Where the soil below permeable pavements is far from fully permeable, some if not all of the rainwater passing through the pavement will eventually have to be discharged into watercourses or existing surface water drainage systems.

These days planning permissions for new developments will come with strict limits on the maximum rate at which this run-off can enter downstream systems. One simple yet elegant solution to the problem of controlling discharges is the vortex valve, which can offer precise maximum flow rates with a much reduced risk of blocking than traditional methods.

“These were basically manholes where the outflow pipe was significantly smaller than the inflow,” says Wavin product group manager George Gray. “But they were very vulnerable to blockage and silting up.

“Valves based on the vortex principle are much more reliable. They’re self-actuating, have no moving parts and need no external power.”

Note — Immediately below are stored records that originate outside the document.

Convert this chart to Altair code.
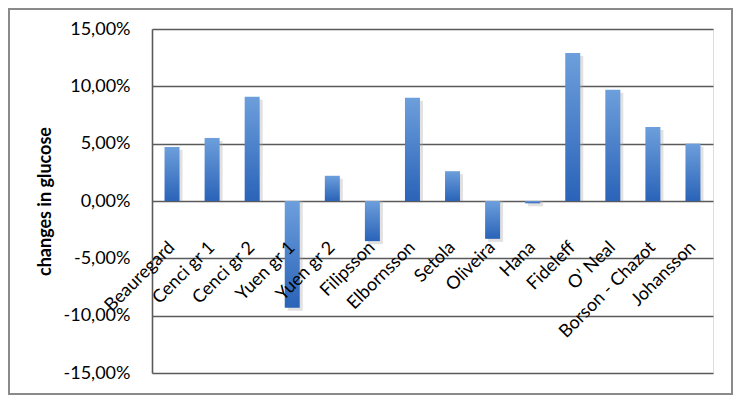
import altair as alt
import pandas as pd

categories = ["Beauregard", "Cenci gr 1", "Cenci gr 2", "Yuen gr 1", "Yuen gr 2",
              "Filipsson", "Elbornsson", "Setola", "Oliveira", "Hana",
              "Fideleff", "O\u2019 Neal", "Borson - Chazot", "Johansson"]
changes = [4.7, 5.5, 9.1, -9.3, 2.2, -3.5, 9.0, 2.6, -3.3, -0.2, 12.9, 9.7, 6.45, 5.0]
y_ticks = [-15, -10, -5, 0, 5, 10, 15]

df = pd.DataFrame({"study": categories, "change": changes})

W, H = 561, 344
PL, PT, PR, PB = 144, 21, 20, 22

x_enc = alt.X("study:N", sort=None, axis=None,
              scale=alt.Scale(paddingInner=0, paddingOuter=0))
y_scale = alt.Scale(domain=[-15, 15], nice=False)

grad = alt.Gradient(
    gradient="linear",
    stops=[alt.GradientStop(color="#6d9fdc", offset=0),
           alt.GradientStop(color="#2a63b8", offset=1)],
    x1=0, x2=0, y1=0, y2=1,
)

base = alt.Chart(df)

shadow = base.mark_bar(size=15, color="#a8a8a8", opacity=0.35, xOffset=3, yOffset=3).encode(
    x=x_enc,
    y=alt.Y("change:Q", scale=y_scale),
    y2=alt.datum(0),
)

bars = base.mark_bar(size=15, color=grad).encode(
    x=x_enc,
    y=alt.Y("change:Q", scale=y_scale,
            axis=alt.Axis(values=y_ticks, grid=True, gridColor="#5a5a5a", gridWidth=1.6,
                          domain=True, domainColor="#5a5a5a", domainWidth=1.6,
                          ticks=False, labelPadding=22, labelFontSize=18, labelFont="Lato",
                          labelColor="#000000",
                          labelExpr="replace(replace(format(datum.value, '.2f'), '.', ','), '\u2212', '-') + '%'",
                          title="changes in glucose", titleFont="Lato", titleFontSize=18,
                          titleFontWeight="bold", titleColor="#000000", titlePadding=9)),
    y2=alt.datum(0),
)

labels = base.mark_text(angle=315, align="right", baseline="middle",
                        xOffset=0, yOffset=44,
                        fontSize=18, font="Lato", color="#000000").encode(
    x=x_enc,
    y=alt.datum(0),
    text="study:N",
)

frame = alt.Chart(pd.DataFrame({"k": [0]})).mark_rect(
    fill=None, stroke="#8a8a8a", strokeWidth=2
).encode(
    x=alt.value(-PL + 1), x2=alt.value(W + PR - 1),
    y=alt.value(-PT + 1), y2=alt.value(H + PB - 1),
)

chart = alt.layer(shadow, bars, labels, frame).properties(
    width=W, height=H,
    padding={"left": PL, "top": PT, "right": PR, "bottom": PB},
    autosize=alt.AutoSizeParams(type="none"),
).configure_view(stroke=None).configure(background="white")

chart.save("out.html", embed_options={"renderer": "svg", "actions": False})
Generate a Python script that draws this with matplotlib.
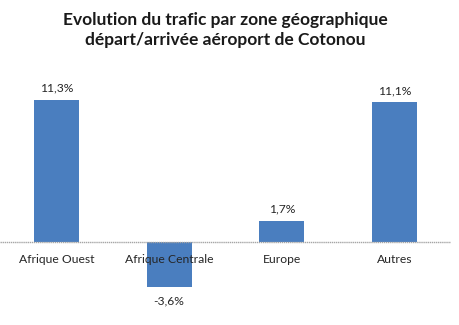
import numpy as np
import matplotlib.pyplot as plt

plt.rcParams['font.family'] = ['Lato', 'DejaVu Sans']

zones = ['Afrique Ouest', 'Afrique Centrale', 'Europe', 'Autres']
evolution = [11.3, -3.6, 1.7, 11.1]
labels = ['11,3%', '-3,6%', '1,7%', '11,1%']

fig = plt.figure(figsize=(4.59, 3.25), dpi=100)
ax = fig.add_axes([0.0, 0.046, 451 / 459, 0.769])

x = np.arange(len(zones))
ax.bar(x, evolution, width=0.4, color='#4A7EBF', zorder=2)
ax.axhline(0, color='#A6A6A6', lw=1, ls=(0, (1, 0.5)), zorder=3)

for xi, v, lab in zip(x, evolution, labels):
    off = 0.9 if v >= 0 else -1.1
    ax.text(xi, v + off, lab, ha='center', va='center', fontsize=8.7, color='#262626')
    ax.text(xi, -1.4, zones[xi], ha='center', va='center', fontsize=8.7, color='#262626', zorder=4)

ax.set_xlim(-0.5, 3.5)
ax.set_ylim(-5.4, 14.44)
ax.axis('off')

fig.text(0.49, 0.908, 'Evolution du trafic par zone géographique\ndépart/arrivée aéroport de Cotonou',
         ha='center', va='center', fontsize=12.5, fontweight='bold', linespacing=1.25, color='#1a1a1a')

fig.savefig('out.png', dpi=100)
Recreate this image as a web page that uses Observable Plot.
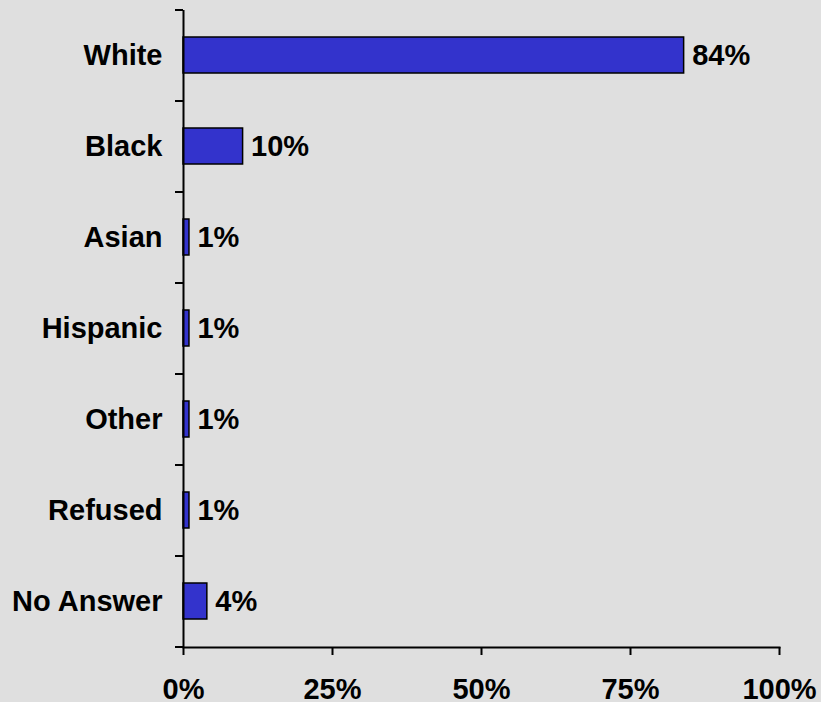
<!DOCTYPE html>
<html>
<head>
<meta charset="utf-8">
<script src="https://cdn.jsdelivr.net/npm/d3@7"></script>
<script src="https://cdn.jsdelivr.net/npm/@observablehq/plot@0.6"></script>
<style>
  html, body { margin: 0; padding: 0; background: #dfdfdf; }
  #chart svg { display: block; }
</style>
</head>
<body>
<div id="chart"></div>
<script>
const categories = ["White", "Black", "Asian", "Hispanic", "Other", "Refused", "No Answer"];
const values = [84, 10, 1, 1, 1, 1, 4];
const xTicks = [0, 25, 50, 75, 100];

const data = categories.map((c, i) => ({cat: c, value: values[i]}));

const W = 821, H = 702;
const mTop = 10, mBottom = 55, mLeft = 183, mRight = 42;
const step = (H - mTop - mBottom) / categories.length;

const chart = Plot.plot({
  width: W,
  height: H,
  marginTop: mTop,
  marginBottom: mBottom,
  marginLeft: mLeft,
  marginRight: mRight,
  style: {
    background: "#dfdfdf",
    fontFamily: "'Liberation Sans', Arial, sans-serif",
    fontSize: "29px",
    fontWeight: "bold",
    color: "black"
  },
  x: {domain: [0, 100]},
  y: {domain: categories, paddingInner: 0.6, paddingOuter: 0.3},
  marks: [
    Plot.barX(data, {x: "value", y: "cat", fill: "#3333cc", stroke: "black", strokeWidth: 1.5}),
    Plot.text(data, {x: "value", y: "cat", text: d => d.value + "%", textAnchor: "start", dx: 8, fill: "black", fontSize: 29, fontWeight: "bold"}),
    Plot.ruleX([0], {stroke: "black", strokeWidth: 2}),
    Plot.frame({anchor: "bottom", stroke: "black", strokeWidth: 2}),
    Plot.axisY({ticks: categories, tickSize: 0, tickPadding: 21, label: null, fill: "black"}),
    Plot.axisY({ticks: categories, tickSize: 8, dy: -step / 2, tickFormat: () => "", label: null, strokeWidth: 2}),
    Plot.axisY({ticks: [categories[categories.length - 1]], tickSize: 8, dy: step / 2, tickFormat: () => "", label: null, strokeWidth: 2}),
    Plot.axisX({ticks: xTicks, tickSize: 8, tickPadding: 23, tickFormat: d => d + "%", label: null, strokeWidth: 2, fill: "black"})
  ]
});
document.getElementById("chart").appendChild(chart);
</script>
</body>
</html>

Predictable performance means that drainage systems can be designed from the discharge upwards, he adds. Each valve is custom made to match the individual location and is not transferable.

Wavin launched a new range of vortex valves at last week’s Ecobuild exhibition. Three versions are available, differing only in the mechanism for clearing any blockages that might occur. The company is best known for its vast range of plastic drainage products, so it had drawn on the expertise of Danish manufacturer Mosbaek to fabricate the stainless steel valves.

Gray says the company sees the management market as having great potential. “It’s really booming. There’s more attenuation, more storage.

“And in a series of focus groups we held we found an increasing awareness of the need for effective valves to control discharges.”